The fact is, in a very real sense, the media creates the news and creates the images around the news. It tells us what to think.
It has been this way since the earliest national papers appeared at the end of the 18th century: the media creates reality. Here’s a most simple example – if a channel does not have TV access to a forthcoming match – it removes it from the record. The BBC teletext service ignored Arsenal / Celtic while covering every other game – even down to the Conference. Sky doesn’t even acknowledge the World Cup, and so on.
Or consider Heysel and Hillsborough, both involving Liverpool FC, and in both a tragic loss of life. The media decides one is newsworthy over the years, the other not. How true this is will be seen this season. Last season was the 20th anniversary of Hillsborough, this season the 20th of Heysel. Compare the coverage – or compare the Heysel coverage this year with the amount of time spent on a Liverpool fan who got locked up overseas last season.
Of course matters are getting worse now with the concept of simply making up stories. Take the Sun’s piece about Arsenal having a short team. Totally invented – as a comparison of heights between Arsenal and other sides last season shows (just read your members’ handbook if you want to check it match by match).
But the Sun said it and the media picked up on it. Now, each time Arsenal play there are commentators talking about “Arsenal’s lack of height”.
And this is what the media will never tell you. That they interpret everything to their own ends, and push that interpretation down your throat so much you start to believe it – even when it is quite untrue.
And what they can’t interpret they invent. Arshavin needing a new contract because of tax? Fabregas dropped from Arsenal against Celtic because he is off to Spain?

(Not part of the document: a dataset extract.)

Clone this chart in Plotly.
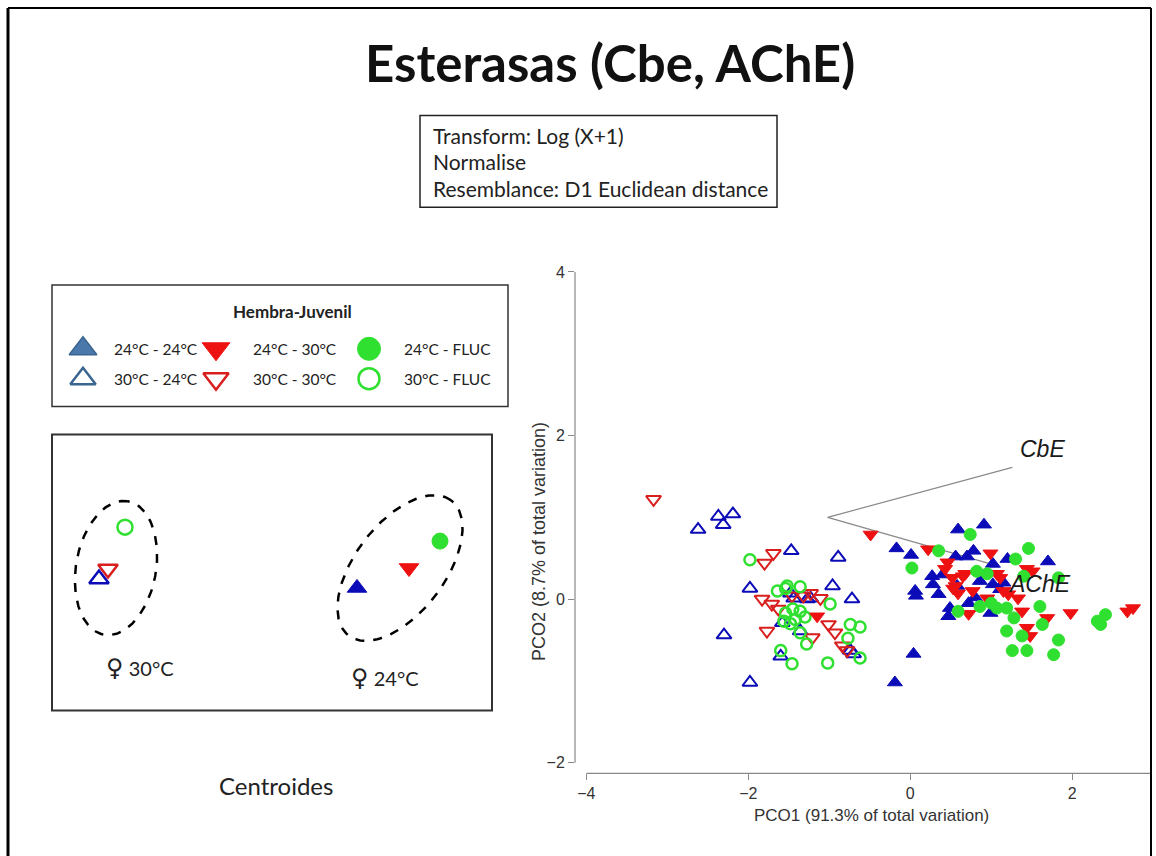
import numpy as np
import plotly.graph_objects as go

W, H = 1156, 856

# ---- PCO scores per group (Hembra-Juvenil) ----
a_x = [0.59, 0.91, -0.17, 0.01, 0.56, 0.70, 0.78, 1.20, 1.02, 0.27, 0.28, 0.06, 0.07, 0.35,
       0.86, 1.02, 0.49, 0.47, 0.72, 0.99, 0.58, 0.04, 1.70, -0.19, 1.11, 1.15, 0.40, 0.80]
a_y = [0.85, 0.91, 0.62, 0.54, 0.52, 0.52, 0.59, 0.49, 0.43, 0.28, 0.18, 0.10, 0.04, 0.06,
       0.22, 0.18, -0.11, -0.21, -0.05, -0.17, 0.16, -0.67, 0.46, -1.02, 0.12, 0.20, 0.30, 0.02]

b_x = [-2.62, -2.37, -2.31, -2.19, -1.47, -0.89, -1.98, -0.96, -0.72, -2.30, -1.98, -1.60,
       -0.70, -1.44, -1.27, -1.36, -1.58, -0.74, -1.48, -1.23]
b_y = [0.85, 1.01, 0.91, 1.04, 0.59, 0.51, 0.13, 0.16, 0.00, -0.44, -1.02, -0.70,
       -0.67, 0.01, 0.00, -0.39, -0.29, -0.63, 0.07, 0.01]

c_x = [-0.49, 0.22, 0.99, 0.43, 0.52, 0.68, 0.56, 0.59, 0.77, 0.95, 1.07, 0.72, 0.53, 0.65,
       1.38, 1.44, 1.48, 1.69, 1.51, 1.21, 1.33, 1.98, 2.68, 2.75, 1.11, 1.44, -1.15, 1.15, 0.46]
c_y = [0.79, 0.61, 0.56, 0.37, 0.26, 0.31, 0.16, 0.07, 0.10, 0.01, 0.31, -0.18, 0.13, 0.28,
       -0.15, -0.35, -0.45, -0.23, 0.34, 0.06, 0.01, -0.17, -0.15, -0.11, 0.26, 0.37, -0.21, 0.10, 0.45]

d_x = [-3.17, -1.69, -1.80, -1.83, -1.71, -1.63, -1.77, -1.11, -1.21, -1.01, -0.93, -0.84,
       -1.32, -1.46, -0.78, -1.23]
d_y = [1.22, 0.56, 0.44, 0.00, -0.06, -0.12, -0.39, 0.01, -0.47, -0.31, -0.41, -0.57,
       0.04, 0.04, -0.63, 0.07]

e_x = [0.74, 0.35, 0.02, 1.46, 1.30, 0.82, 0.95, 1.40, 1.83, 0.59, 0.86, 1.07, 1.19, 1.28,
       1.60, 1.63, 1.19, 1.38, 1.83, 1.26, 1.44, 1.77, 2.31, 2.41, 2.35, 1.00]
e_y = [0.79, 0.59, 0.38, 0.62, 0.49, 0.34, 0.31, 0.28, 0.26, -0.15, -0.09, -0.11, -0.11, -0.23,
       -0.09, -0.31, -0.39, -0.45, -0.50, -0.63, -0.63, -0.68, -0.27, -0.19, -0.31, -0.05]

f_x = [-1.98, -1.64, -1.54, -1.36, -0.99, -0.74, -0.62, -0.77, -0.62, -1.60, -1.46, -1.02,
       -1.28, -1.36, -1.56, -1.52, -1.54, -1.45, -1.36, -1.42, -1.30, -1.48]
f_y = [0.48, 0.10, 0.13, 0.15, -0.06, -0.31, -0.34, -0.48, -0.72, -0.63, -0.79, -0.78,
       -0.55, -0.41, -0.27, 0.16, -0.17, -0.12, -0.15, -0.25, -0.22, -0.30]

group_labels = ["24°C - 24°C", "30°C - 24°C", "24°C - 30°C", "30°C - 30°C", "24°C - FLUC", "30°C - FLUC"]

# ---- biplot vectors ----
vec_names = ["CbE", "AChE"]
vec_origin = (-1.02, 1.00)
vec_end_x = [1.26, 0.99]
vec_end_y = [1.61, 0.43]

# ---- centroid sketch (schematic panel units) ----
cen_x = [47, 56, 73, 305, 357, 388]
cen_y = [132, 142, 184, 123, 143, 170]
cen_labels = ["30°C", "24°C"]

BLUE = "#0B0BB8"
RED = "#EE1111"
RED_OPEN = "#D91E1E"
GREEN = "#30E030"
STEEL = "#4A78AA"
STEEL_D = "#3A6590"

styles = [
    ("triangle-up", BLUE, 13, 1),
    ("triangle-up-open", BLUE, 13, 2),
    ("triangle-down", RED, 13, 1),
    ("triangle-down-open", RED_OPEN, 13, 2),
    ("circle", GREEN, 12, 1),
    ("circle-open", GREEN, 11, 2.5),
]

fig = go.Figure()

# vectors drawn underneath the points
for name, ex, ey in zip(vec_names, vec_end_x, vec_end_y):
    fig.add_trace(go.Scatter(x=[vec_origin[0], ex], y=[vec_origin[1], ey], mode="lines",
                             line=dict(color="#8a8a8a", width=1.2), hoverinfo="skip",
                             showlegend=False))

series = [(a_x, a_y), (b_x, b_y), (c_x, c_y), (d_x, d_y), (e_x, e_y), (f_x, f_y)]
order = [1, 3, 5, 0, 2, 4]
for i in order:
    sx, sy = series[i]
    sym, col, size, lw = styles[i]
    fig.add_trace(go.Scatter(x=sx, y=sy, mode="markers", name=group_labels[i], showlegend=False,
                             marker=dict(symbol=sym, color=col, size=size,
                                         line=dict(color=col, width=lw))))

# vector labels
for name, ex, ey, dx, dy in zip(vec_names, vec_end_x, vec_end_y, [0.07, 0.19], [0.22, -0.24]):
    fig.add_annotation(x=ex + dx, y=ey + dy, xref="x", yref="y", text="<i>" + name + "</i>",
                       showarrow=False, xanchor="left", yanchor="middle",
                       font=dict(family="Liberation Sans", size=23, color="#1a1a1a"))

# ---- centroid panel ----
cen_styles = [styles[1], styles[3], ("circle-open", GREEN, 15, 2.5), styles[0], styles[2], ("circle", GREEN, 16, 1)]
for (sym, col, size, lw), cx, cy in zip(cen_styles, cen_x, cen_y):
    if sym.startswith("circle"):
        fig.add_trace(go.Scatter(x=[cx], y=[cy], mode="markers", xaxis="x2", yaxis="y2",
                                 showlegend=False, hoverinfo="skip",
                                 marker=dict(symbol=sym, color=col, size=size,
                                             line=dict(color=col, width=lw))))
    else:
        fig.add_trace(go.Scatter(x=[cx], y=[cy], mode="markers", xaxis="x2", yaxis="y2",
                                 showlegend=False, hoverinfo="skip",
                                 marker=dict(symbol=sym, color=col, size=17,
                                             line=dict(color=col, width=2.5 if "open" in sym else 1))))

# dashed grouping ellipses
t = np.linspace(0, 2 * np.pi, 200)
for (ecx, ecy, ea, eb, ang) in [(64, 143, 68, 40, 80), (348, 143, 85, 45, 53)]:
    th = np.deg2rad(ang)
    ex_ = ecx + ea * np.cos(t) * np.cos(th) - eb * np.sin(t) * np.sin(th)
    ey_ = ecy + ea * np.cos(t) * np.sin(th) + eb * np.sin(t) * np.cos(th)
    fig.add_trace(go.Scatter(x=ex_, y=ey_, mode="lines", xaxis="x2", yaxis="y2",
                             line=dict(color="black", width=2.5, dash="dash"),
                             showlegend=False, hoverinfo="skip"))

for lab, lx, ly in zip(cen_labels, [88, 333], [43, 33]):
    fig.add_annotation(x=lx, y=ly, xref="x2", yref="y2",
                       text='<span style="font-size:24px;font-family:DejaVu Sans">♀</span> ' + lab,
                       showarrow=False, xanchor="center", yanchor="middle",
                       font=dict(family="Lato", size=20, color="#222"))

# ---- legend panel ----
leg_cols = [31, 164, 317]
leg_rows = [58, 28]
leg_text_dx = [29, 35, 33]
leg_marks = [("triangle-up", STEEL, STEEL_D, 24, 1.5), ("triangle-up-open", STEEL_D, STEEL_D, 22, 2.5),
             ("triangle-down", RED, RED, 24, 1), ("triangle-down-open", RED_OPEN, RED_OPEN, 22, 2.5),
             ("circle", GREEN, GREEN, 23, 1), ("circle-open", GREEN, GREEN, 21, 2.5)]
for k, (sym, col, lc, size, lw) in enumerate(leg_marks):
    c, r = k // 2, k % 2
    fig.add_trace(go.Scatter(x=[leg_cols[c]], y=[leg_rows[r]], mode="markers", xaxis="x3", yaxis="y3",
                             showlegend=False, hoverinfo="skip",
                             marker=dict(symbol=sym, color=col, size=size, line=dict(color=lc, width=lw))))
    fig.add_annotation(x=leg_cols[c] + leg_text_dx[c], y=leg_rows[r], xref="x3", yref="y3",
                       text=group_labels[k], showarrow=False, xanchor="left", yanchor="middle",
                       font=dict(family="Lato", size=15.5, color="#222"))
fig.add_annotation(x=240, y=95, xref="x3", yref="y3", text="<b>Hembra-Juvenil</b>", showarrow=False,
                   xanchor="center", yanchor="middle",
                   font=dict(family="Lato", size=17, color="#222"))


def px(x):
    return x / W


def py(y):
    return 1 - y / H


shapes = [
    # slide frame
    dict(type="line", xref="paper", yref="paper", x0=px(8), x1=px(8), y0=py(5), y1=py(856),
         line=dict(color="black", width=3)),
    dict(type="line", xref="paper", yref="paper", x0=px(8), x1=px(1151), y0=py(5), y1=py(5),
         line=dict(color="black", width=2)),
    dict(type="line", xref="paper", yref="paper", x0=px(1151), x1=px(1151), y0=py(5), y1=py(856),
         line=dict(color="black", width=2)),
    # transform box
    dict(type="rect", xref="paper", yref="paper", x0=px(420), x1=px(777), y0=py(205), y1=py(113),
         line=dict(color="#222", width=1.5)),
    # legend box
    dict(type="rect", xref="x3 domain", yref="y3 domain", x0=0, x1=1, y0=0, y1=1,
         line=dict(color="#333", width=1.5)),
    # centroid box
    dict(type="rect", xref="x2 domain", yref="y2 domain", x0=0, x1=1, y0=0, y1=1,
         line=dict(color="#333", width=2)),
    # detached axis lines
    dict(type="line", xref="x", yref="y domain", x0=-4, x1=2.96, y0=0, y1=0,
         line=dict(color="#888", width=1.2)),
    dict(type="line", xref="x domain", yref="y", x0=0, x1=0, y0=-2, y1=4,
         line=dict(color="#888", width=1.2)),
]

for txt, yy in zip(["Transform: Log (X+1)", "Normalise", "Resemblance: D1 Euclidean distance"],
                   [133, 159, 186]):
    fig.add_annotation(x=px(431), y=py(yy), xref="paper", yref="paper", text=txt, showarrow=False,
                       xanchor="left", yanchor="middle", font=dict(family="Lato", size=21, color="#222"))

fig.add_annotation(x=px(610), y=py(60), xref="paper", yref="paper", text="<b>Esterasas (Cbe, AChE)</b>",
                   showarrow=False, xanchor="center", yanchor="middle",
                   font=dict(family="Lato", size=51, color="#111"))
fig.add_annotation(x=px(276), y=py(785), xref="paper", yref="paper", text="Centroides",
                   showarrow=False, xanchor="center", yanchor="middle",
                   font=dict(family="Lato", size=24, color="#222"))
fig.add_annotation(x=px(871), y=py(815), xref="paper", yref="paper",
                   text="PCO1 (91.3% of total variation)", showarrow=False,
                   xanchor="center", yanchor="middle",
                   font=dict(family="Liberation Sans", size=17, color="#333"))
fig.add_annotation(x=px(539), y=py(541), xref="paper", yref="paper", textangle=-90,
                   text="PCO2 (8.7% of total variation)", showarrow=False,
                   xanchor="center", yanchor="middle",
                   font=dict(family="Liberation Sans", size=18, color="#333"))

tickfont = dict(family="Liberation Sans", size=16, color="#333")
fig.update_layout(
    width=W, height=H, margin=dict(l=0, r=0, t=0, b=0),
    paper_bgcolor="white", plot_bgcolor="rgba(0,0,0,0)",
    showlegend=False, shapes=shapes,
    xaxis=dict(domain=[px(575), px(1150)], range=[-4.14, 2.96], tickvals=[-4, -2, 0, 2],
               ticks="outside", ticklen=6, tickcolor="#888", showline=False, showgrid=False,
               zeroline=False, tickfont=tickfont),
    yaxis=dict(domain=[py(773), py(265)], range=[-2.13, 4.06], tickvals=[-2, 0, 2, 4],
               ticks="outside", ticklen=6, tickcolor="#888", showline=False, showgrid=False,
               zeroline=False, tickfont=tickfont),
    xaxis2=dict(domain=[px(52), px(492)], range=[0, 440], visible=False, anchor="y2"),
    yaxis2=dict(domain=[py(710), py(433)], range=[0, 277], visible=False, anchor="x2"),
    xaxis3=dict(domain=[px(52), px(508)], range=[0, 456], visible=False, anchor="y3"),
    yaxis3=dict(domain=[py(405), py(283)], range=[0, 122], visible=False, anchor="x3"),
)

fig.write_html("out.html")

The media is desperate for you to believe that there is a real factual world out there which they report. A world in which Eduardo dived and should be punished. A world in which Arsenal’s team is short of height. A world in which the media is just faithfully researching and publishing the truth – when in fact they are both inventing facts, and more incidiously, deciding on the interpretation of facts.
What is really sad is the much of the blog sphere follows this way of working – seeing the way the media works as a blueprint, rather than as a dire warning. On the blogs we should be fighting the media and their attempt to brainwash us all with their version of reality, but this doesn’t happen.
There’s no point even suggesting any of this to any aspect of mainstream media, because even to admit it might be an issue is to admit to a chink in their armour, and they won’t have that.
But just remember, every time you turn on Sky or pick up a paper. You are being told how to see the world, and how to respond. And that is exactly the vision that has worried people for quite a few years.